Роман без названия (Крашевский) - страница 38

Завязался шумный, сбивчивый, пылкий разговор.

— А ты, Станислав, — спросил Щерба, — на какое отделение думаешь поступать? Чем будешь заниматься?

— Медициной, — тихо, с грустным вздохом ответил Станислав. — А ты?

— Так и я на медицинское собираюсь, — воскликнул Щерба. — Итак, приветствую тебя, коллега, очень рад, что мы будем сидеть на одной скамье, только не понимаю, что случилось: ты же был первым учеником по литературе и языкам, писал стихи и речи лучше нас всех, а может, даже лучше учителя… И ты думаешь поступать на медицинское!

— Такова воля родителей, — отвечал Станислав. Базилевич вскочил на ноги с горячностью, слишком театральной, чтобы быть естественной, — видимо, для пущего эффекта он немного переигрывал.

— Что я слышу! — воскликнул он. — Конечно, родителям почет и уважение! Но нечего их слушать там, где речь идет о всей судьбе и о совершенствовании себя на том единственном пути, который назначен нам господом богом! Бог вдохнул в твою грудь поэзию, чтобы ты был целителем сердец, а не для того, чтобы ты ее уморил в себе, услужая всякому хаму, получившему несварение желудка. Миссия поэта куда выше, и приносить ее в жертву так легко — это святотатство!

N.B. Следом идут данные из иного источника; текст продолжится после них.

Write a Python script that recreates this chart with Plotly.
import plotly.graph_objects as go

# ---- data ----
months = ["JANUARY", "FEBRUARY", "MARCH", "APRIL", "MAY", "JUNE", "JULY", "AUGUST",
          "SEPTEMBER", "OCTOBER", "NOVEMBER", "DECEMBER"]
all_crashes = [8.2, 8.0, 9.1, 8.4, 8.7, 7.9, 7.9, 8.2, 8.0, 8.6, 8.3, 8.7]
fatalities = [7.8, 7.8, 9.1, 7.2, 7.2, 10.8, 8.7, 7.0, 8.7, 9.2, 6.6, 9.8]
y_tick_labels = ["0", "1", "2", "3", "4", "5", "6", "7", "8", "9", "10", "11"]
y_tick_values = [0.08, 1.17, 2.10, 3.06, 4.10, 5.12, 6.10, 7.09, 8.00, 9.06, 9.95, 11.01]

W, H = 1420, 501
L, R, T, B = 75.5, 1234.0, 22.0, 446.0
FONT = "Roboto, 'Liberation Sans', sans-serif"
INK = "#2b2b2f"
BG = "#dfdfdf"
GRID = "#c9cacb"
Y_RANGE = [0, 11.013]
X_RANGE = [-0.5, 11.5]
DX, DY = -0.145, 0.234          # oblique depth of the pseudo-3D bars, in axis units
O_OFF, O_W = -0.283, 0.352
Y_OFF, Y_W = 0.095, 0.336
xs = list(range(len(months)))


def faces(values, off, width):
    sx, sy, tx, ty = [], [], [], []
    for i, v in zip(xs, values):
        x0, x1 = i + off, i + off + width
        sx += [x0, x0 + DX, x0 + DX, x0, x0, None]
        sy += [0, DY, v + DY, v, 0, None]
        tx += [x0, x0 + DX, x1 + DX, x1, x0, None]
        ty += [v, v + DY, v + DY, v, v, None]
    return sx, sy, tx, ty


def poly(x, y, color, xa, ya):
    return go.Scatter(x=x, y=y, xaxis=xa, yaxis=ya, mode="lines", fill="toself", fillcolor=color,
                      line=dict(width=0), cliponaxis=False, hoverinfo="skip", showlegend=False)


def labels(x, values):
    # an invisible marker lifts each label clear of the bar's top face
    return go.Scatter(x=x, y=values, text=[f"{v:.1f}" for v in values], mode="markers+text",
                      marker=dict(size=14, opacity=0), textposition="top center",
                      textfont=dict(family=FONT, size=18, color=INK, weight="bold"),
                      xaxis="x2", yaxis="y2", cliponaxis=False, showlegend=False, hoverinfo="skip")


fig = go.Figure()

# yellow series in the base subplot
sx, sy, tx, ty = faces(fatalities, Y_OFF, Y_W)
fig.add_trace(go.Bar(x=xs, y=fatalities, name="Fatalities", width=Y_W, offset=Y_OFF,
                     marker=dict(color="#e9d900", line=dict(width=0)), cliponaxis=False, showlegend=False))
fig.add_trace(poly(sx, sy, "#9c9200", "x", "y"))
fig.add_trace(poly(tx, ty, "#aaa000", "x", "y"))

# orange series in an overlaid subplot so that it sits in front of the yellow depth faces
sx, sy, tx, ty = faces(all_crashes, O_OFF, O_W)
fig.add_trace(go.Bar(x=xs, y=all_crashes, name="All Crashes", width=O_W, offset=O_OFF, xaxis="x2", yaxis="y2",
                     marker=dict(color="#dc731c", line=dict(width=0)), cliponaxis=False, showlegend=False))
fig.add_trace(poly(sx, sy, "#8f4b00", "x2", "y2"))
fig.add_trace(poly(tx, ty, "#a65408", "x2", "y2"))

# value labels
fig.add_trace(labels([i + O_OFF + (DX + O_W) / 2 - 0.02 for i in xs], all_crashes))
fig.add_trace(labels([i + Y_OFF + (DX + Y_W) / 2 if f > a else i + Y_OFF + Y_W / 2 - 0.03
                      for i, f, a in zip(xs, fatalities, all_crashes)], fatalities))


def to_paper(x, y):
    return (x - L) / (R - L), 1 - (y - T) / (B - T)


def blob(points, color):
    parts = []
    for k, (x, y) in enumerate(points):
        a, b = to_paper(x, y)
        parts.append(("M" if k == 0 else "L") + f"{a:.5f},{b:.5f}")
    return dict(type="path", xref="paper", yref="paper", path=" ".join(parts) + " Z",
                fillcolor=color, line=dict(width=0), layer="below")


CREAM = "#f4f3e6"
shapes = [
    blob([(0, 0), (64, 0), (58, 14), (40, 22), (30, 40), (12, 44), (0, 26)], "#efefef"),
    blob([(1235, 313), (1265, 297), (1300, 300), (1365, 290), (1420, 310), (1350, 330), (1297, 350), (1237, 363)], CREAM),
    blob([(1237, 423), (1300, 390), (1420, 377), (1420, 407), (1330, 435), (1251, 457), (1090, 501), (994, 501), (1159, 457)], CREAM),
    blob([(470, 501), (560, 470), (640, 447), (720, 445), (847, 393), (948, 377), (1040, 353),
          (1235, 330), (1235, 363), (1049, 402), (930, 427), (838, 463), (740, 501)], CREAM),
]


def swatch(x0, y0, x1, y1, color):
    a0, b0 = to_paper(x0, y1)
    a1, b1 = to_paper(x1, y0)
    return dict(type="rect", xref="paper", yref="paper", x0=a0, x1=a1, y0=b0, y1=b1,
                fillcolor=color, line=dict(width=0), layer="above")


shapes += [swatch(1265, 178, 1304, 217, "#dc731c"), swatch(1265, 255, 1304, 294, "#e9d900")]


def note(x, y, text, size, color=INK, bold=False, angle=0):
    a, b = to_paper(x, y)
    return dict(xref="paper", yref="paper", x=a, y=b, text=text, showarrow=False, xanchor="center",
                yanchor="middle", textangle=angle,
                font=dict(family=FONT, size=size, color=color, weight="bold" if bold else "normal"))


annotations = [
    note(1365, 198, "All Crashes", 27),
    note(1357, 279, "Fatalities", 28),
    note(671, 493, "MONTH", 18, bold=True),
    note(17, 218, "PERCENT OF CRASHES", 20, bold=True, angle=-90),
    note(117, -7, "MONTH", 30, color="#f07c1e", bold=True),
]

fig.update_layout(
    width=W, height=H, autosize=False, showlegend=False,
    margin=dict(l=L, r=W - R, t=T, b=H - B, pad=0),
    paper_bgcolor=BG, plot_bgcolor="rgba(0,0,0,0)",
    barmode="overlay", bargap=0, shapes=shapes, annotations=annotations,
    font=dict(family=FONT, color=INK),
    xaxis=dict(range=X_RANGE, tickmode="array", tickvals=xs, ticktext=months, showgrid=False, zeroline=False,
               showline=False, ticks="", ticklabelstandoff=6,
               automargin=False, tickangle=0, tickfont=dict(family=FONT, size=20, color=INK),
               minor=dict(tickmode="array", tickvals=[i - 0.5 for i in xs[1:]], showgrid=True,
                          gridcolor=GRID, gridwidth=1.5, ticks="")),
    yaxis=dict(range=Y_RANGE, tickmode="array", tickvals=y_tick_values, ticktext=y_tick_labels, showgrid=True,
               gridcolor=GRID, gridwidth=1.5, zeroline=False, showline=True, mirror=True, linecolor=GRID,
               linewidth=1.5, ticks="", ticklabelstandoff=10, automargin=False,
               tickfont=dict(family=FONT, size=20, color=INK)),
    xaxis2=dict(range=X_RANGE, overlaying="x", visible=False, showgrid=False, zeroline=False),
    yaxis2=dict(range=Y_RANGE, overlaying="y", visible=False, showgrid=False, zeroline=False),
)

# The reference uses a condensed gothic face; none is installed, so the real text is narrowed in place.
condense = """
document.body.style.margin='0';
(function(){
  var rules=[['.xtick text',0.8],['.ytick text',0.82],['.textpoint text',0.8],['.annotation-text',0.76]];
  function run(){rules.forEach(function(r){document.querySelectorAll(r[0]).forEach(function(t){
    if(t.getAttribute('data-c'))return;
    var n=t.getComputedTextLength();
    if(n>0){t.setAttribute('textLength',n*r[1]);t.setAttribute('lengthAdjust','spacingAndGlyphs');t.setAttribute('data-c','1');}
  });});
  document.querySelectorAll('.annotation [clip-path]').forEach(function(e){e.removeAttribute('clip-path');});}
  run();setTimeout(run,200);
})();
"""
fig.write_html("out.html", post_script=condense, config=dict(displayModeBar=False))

— Ох, и силен! — пробормотал Михал. — Лопал славно, но речи говорит еще лучше — набрался сил!

— Я беден! — покраснев, возразил Стась.

— Я, кажется, еще бедней тебя, — отчаянно жестикулируя, возмутился Базилевич. — Ты приехал в бричке, я приплелся сюда пешком, как нищий, у тебя есть деньжата в кармане, я гол как сокол, у тебя есть родители, которые с тобой куском хлеба делятся, а я перед своими заикнуться о том не могу, и все же, вот я перед тобой, — я не иду на это ваше хлебное медицинское, куда мне с моей памятью и способностями было бы не трудно поступить, нет, я буду заниматься литературой, к которой меня зовет божий глас!

Самонадеянность Базилевича была бы смешною, когда бы не искренность, придавшая ей почти героическую ноту, но все же что-то в нем отдавало театром, жаждой успеха, и это портило впечатление, — юноши слушали его удивленно, но без особой симпатии. Базилевич высокомерно глянул на них и умолк.

— Ну, а ты, пан Болеслав? — спросил после его пылкой речи Щерба, обращаясь к Мшинскому. — С чем ты едешь в Вильно?

— Поступаю на юридическое! Буду изучать право!

— Ха, ха! Как бы тебе, изучая право, не свернуть налево, — вмешался в их разговор Базилевич, — и такой кус хлеба часто бывает лучше других.

— Уж позволь, и наука эта тоже лучше других! — с некоторой обидой воскликнул Болеслав.

— Науки о праве я не понимаю, — отозвался, не переставая уплетать, самоуверенный пришелец. — Все права бог записал в груди человеческой, а история права — всего лишь признание человеческих грехов и заблуждений. К чему это изучать?